** Aim of the task **
Exactly as written, retype the listing below, omitting the pictures.

"""

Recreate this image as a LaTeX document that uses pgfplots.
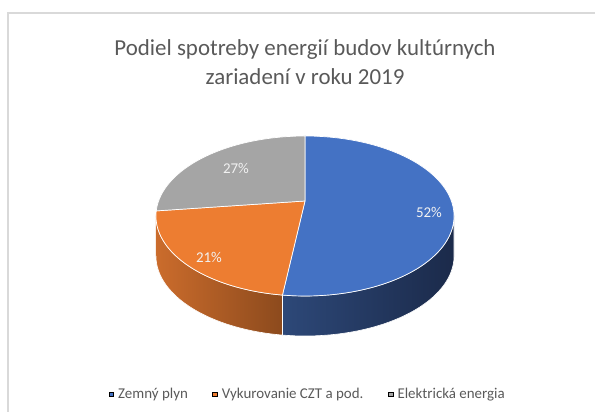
\documentclass[border=0pt]{standalone}
\usepackage{pgfplots}
\pgfplotsset{compat=1.18}
\usepackage{pgfplotstable}
\usepackage{fontspec}
\setmainfont{Carlito}
\definecolor{cblue}{HTML}{4472C4}
\definecolor{corange}{HTML}{ED7D31}
\definecolor{cgray}{HTML}{A5A5A5}
\definecolor{ctext}{HTML}{595959}
\definecolor{cframe}{HTML}{D9D9D9}
\definecolor{bwallL}{HTML}{2D4878}
\definecolor{bwallR}{HTML}{1B2A4A}
\definecolor{owallL}{HTML}{CB6C2C}
\definecolor{owallR}{HTML}{8C4A1D}
\definecolor{clabel}{HTML}{F2F2F2}
\pgfplotstableread{
share
52
21
27
}\shares
\pgfplotstablegetelem{0}{share}\of\shares \let\vA\pgfplotsretval
\pgfplotstablegetelem{1}{share}\of\shares \let\vB\pgfplotsretval
\pgfplotstablegetelem{2}{share}\of\shares \let\vC\pgfplotsretval
\pgfmathsetmacro\tA{90}
\pgfmathsetmacro\tB{90-3.6*\vA}
\pgfmathsetmacro\tC{\tB-3.6*\vB}
\pgfmathsetmacro\tD{\tC-3.6*\vC}
\pgfmathsetmacro\sR{-asin(0.1875)}
\pgfmathsetmacro\sL{max(\tC,-180-\sR)}
\begin{document}%
\begin{tikzpicture}
\begin{axis}[
  width=595bp, height=412bp, scale only axis,
  xmin=0, xmax=595, ymin=0, ymax=412,
  hide axis, clip=false,
  declare function={
    PX(\t)=305+146.4*cos(\t)/(1+0.1875*sin(\t));
    PY(\t)=211+77.19*sin(\t)/(1+0.1875*sin(\t));
    WT(\s,\a,\b)=(\s<=50) ? (\a+\s/50*(\b-\a)) : (\b-(\s-51)/50*(\b-\a));
    WD(\s)=(\s<=50) ? 0 : 40;
    TT(\s,\a,\b)=\a+(\s-1)/100*(\b-\a);
    CE(\s)=(\s<0.5 || \s>101.5) ? 1 : 0;
  },
  legend image code/.code={\fill[#1] (0bp,-2.2bp) rectangle (4.6bp,2.2bp);},
  legend style={at={(axis cs:309,18)}, anchor=center, draw=none, fill=none,
    legend columns=3, font=\fontsize{15}{17}\selectfont, text=ctext,
    /tikz/every even column/.append style={column sep=20bp},
    nodes={inner sep=0bp, inner xsep=4.5bp}},
]
\coordinate (LL) at (axis cs:0,0);
\coordinate (UR) at (axis cs:595,412);
% frame
\draw[cframe, line width=1.3bp] (axis cs:8,0) -- (axis cs:8,399) -- (axis cs:595,399);
% walls
\addplot[forget plot, left color=bwallL, right color=bwallR, draw=white, line width=0.6bp,
  samples at={0,1,...,101}, variable=\s]
  ({PX(WT(\s,\tB,\sR))}, {PY(WT(\s,\tB,\sR))-WD(\s)});
\addplot[forget plot, left color=owallL, right color=owallR, draw=white, line width=0.6bp,
  samples at={0,1,...,101}, variable=\s]
  ({PX(WT(\s,\sL,\tB))}, {PY(WT(\s,\sL,\tB))-WD(\s)});
% top faces
\addplot[forget plot, fill=cblue, draw=white, line width=0.7bp,
  samples at={0,1,...,102}, variable=\s]
  ({CE(\s)==1 ? 305 : PX(TT(\s,\tA,\tB))}, {CE(\s)==1 ? 211 : PY(TT(\s,\tA,\tB))});
\addplot[forget plot, fill=corange, draw=white, line width=0.7bp,
  samples at={0,1,...,102}, variable=\s]
  ({CE(\s)==1 ? 305 : PX(TT(\s,\tB,\tC))}, {CE(\s)==1 ? 211 : PY(TT(\s,\tB,\tC))});
\addplot[forget plot, fill=cgray, draw=white, line width=0.7bp,
  samples at={0,1,...,102}, variable=\s]
  ({CE(\s)==1 ? 305 : PX(TT(\s,\tC,\tD))}, {CE(\s)==1 ? 211 : PY(TT(\s,\tC,\tD))});
% labels
\node[text=clabel, font=\fontsize{15}{17}\selectfont] at (axis cs:429,200) {\vA\%};
\node[text=clabel, font=\fontsize{15}{17}\selectfont] at (axis cs:209,155) {\vB\%};
\node[text=clabel, font=\fontsize{15}{17}\selectfont] at (axis cs:236,244) {\vC\%};
% title
\node[anchor=base, text=ctext, font=\fontsize{23}{27}\selectfont] at (axis cs:305,356.3) {Podiel spotreby energií budov kultúrnych};
\node[anchor=base, text=ctext, font=\fontsize{23}{27}\selectfont] at (axis cs:305,327) {zariadení v roku 2019};
% legend
\addlegendimage{fill=cblue}
\addlegendentry{Zemný plyn}
\addlegendimage{fill=corange}
\addlegendentry{Vykurovanie CZT a pod.}
\addlegendimage{fill=cgray}
\addlegendentry{Elektrická energia}
\end{axis}
\pgfresetboundingbox
\path (LL) rectangle (UR);
\end{tikzpicture}%
\end{document}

"""

** Full answer **
Recreate this image as a LaTeX document that uses pgfplots.
\documentclass[border=0pt]{standalone}
\usepackage{pgfplots}
\pgfplotsset{compat=1.18}
\usepackage{pgfplotstable}
\usepackage{fontspec}
\setmainfont{Carlito}
\definecolor{cblue}{HTML}{4472C4}
\definecolor{corange}{HTML}{ED7D31}
\definecolor{cgray}{HTML}{A5A5A5}
\definecolor{ctext}{HTML}{595959}
\definecolor{cframe}{HTML}{D9D9D9}
\definecolor{bwallL}{HTML}{2D4878}
\definecolor{bwallR}{HTML}{1B2A4A}
\definecolor{owallL}{HTML}{CB6C2C}
\definecolor{owallR}{HTML}{8C4A1D}
\definecolor{clabel}{HTML}{F2F2F2}
\pgfplotstableread{
share
52
21
27
}\shares
\pgfplotstablegetelem{0}{share}\of\shares \let\vA\pgfplotsretval
\pgfplotstablegetelem{1}{share}\of\shares \let\vB\pgfplotsretval
\pgfplotstablegetelem{2}{share}\of\shares \let\vC\pgfplotsretval
\pgfmathsetmacro\tA{90}
\pgfmathsetmacro\tB{90-3.6*\vA}
\pgfmathsetmacro\tC{\tB-3.6*\vB}
\pgfmathsetmacro\tD{\tC-3.6*\vC}
\pgfmathsetmacro\sR{-asin(0.1875)}
\pgfmathsetmacro\sL{max(\tC,-180-\sR)}
\begin{document}%
\begin{tikzpicture}
\begin{axis}[
  width=595bp, height=412bp, scale only axis,
  xmin=0, xmax=595, ymin=0, ymax=412,
  hide axis, clip=false,
  declare function={
    PX(\t)=305+146.4*cos(\t)/(1+0.1875*sin(\t));
    PY(\t)=211+77.19*sin(\t)/(1+0.1875*sin(\t));
    WT(\s,\a,\b)=(\s<=50) ? (\a+\s/50*(\b-\a)) : (\b-(\s-51)/50*(\b-\a));
    WD(\s)=(\s<=50) ? 0 : 40;
    TT(\s,\a,\b)=\a+(\s-1)/100*(\b-\a);
    CE(\s)=(\s<0.5 || \s>101.5) ? 1 : 0;
  },
  legend image code/.code={\fill[#1] (0bp,-2.2bp) rectangle (4.6bp,2.2bp);},
  legend style={at={(axis cs:309,18)}, anchor=center, draw=none, fill=none,
    legend columns=3, font=\fontsize{15}{17}\selectfont, text=ctext,
    /tikz/every even column/.append style={column sep=20bp},
    nodes={inner sep=0bp, inner xsep=4.5bp}},
]
\coordinate (LL) at (axis cs:0,0);
\coordinate (UR) at (axis cs:595,412);
% frame
\draw[cframe, line width=1.3bp] (axis cs:8,0) -- (axis cs:8,399) -- (axis cs:595,399);
% walls
\addplot[forget plot, left color=bwallL, right color=bwallR, draw=white, line width=0.6bp,
  samples at={0,1,...,101}, variable=\s]
  ({PX(WT(\s,\tB,\sR))}, {PY(WT(\s,\tB,\sR))-WD(\s)});
\addplot[forget plot, left color=owallL, right color=owallR, draw=white, line width=0.6bp,
  samples at={0,1,...,101}, variable=\s]
  ({PX(WT(\s,\sL,\tB))}, {PY(WT(\s,\sL,\tB))-WD(\s)});
% top faces
\addplot[forget plot, fill=cblue, draw=white, line width=0.7bp,
  samples at={0,1,...,102}, variable=\s]
  ({CE(\s)==1 ? 305 : PX(TT(\s,\tA,\tB))}, {CE(\s)==1 ? 211 : PY(TT(\s,\tA,\tB))});
\addplot[forget plot, fill=corange, draw=white, line width=0.7bp,
  samples at={0,1,...,102}, variable=\s]
  ({CE(\s)==1 ? 305 : PX(TT(\s,\tB,\tC))}, {CE(\s)==1 ? 211 : PY(TT(\s,\tB,\tC))});
\addplot[forget plot, fill=cgray, draw=white, line width=0.7bp,
  samples at={0,1,...,102}, variable=\s]
  ({CE(\s)==1 ? 305 : PX(TT(\s,\tC,\tD))}, {CE(\s)==1 ? 211 : PY(TT(\s,\tC,\tD))});
% labels
\node[text=clabel, font=\fontsize{15}{17}\selectfont] at (axis cs:429,200) {\vA\%};
\node[text=clabel, font=\fontsize{15}{17}\selectfont] at (axis cs:209,155) {\vB\%};
\node[text=clabel, font=\fontsize{15}{17}\selectfont] at (axis cs:236,244) {\vC\%};
% title
\node[anchor=base, text=ctext, font=\fontsize{23}{27}\selectfont] at (axis cs:305,356.3) {Podiel spotreby energií budov kultúrnych};
\node[anchor=base, text=ctext, font=\fontsize{23}{27}\selectfont] at (axis cs:305,327) {zariadení v roku 2019};
% legend
\addlegendimage{fill=cblue}
\addlegendentry{Zemný plyn}
\addlegendimage{fill=corange}
\addlegendentry{Vykurovanie CZT a pod.}
\addlegendimage{fill=cgray}
\addlegendentry{Elektrická energia}
\end{axis}
\pgfresetboundingbox
\path (LL) rectangle (UR);
\end{tikzpicture}%
\end{document}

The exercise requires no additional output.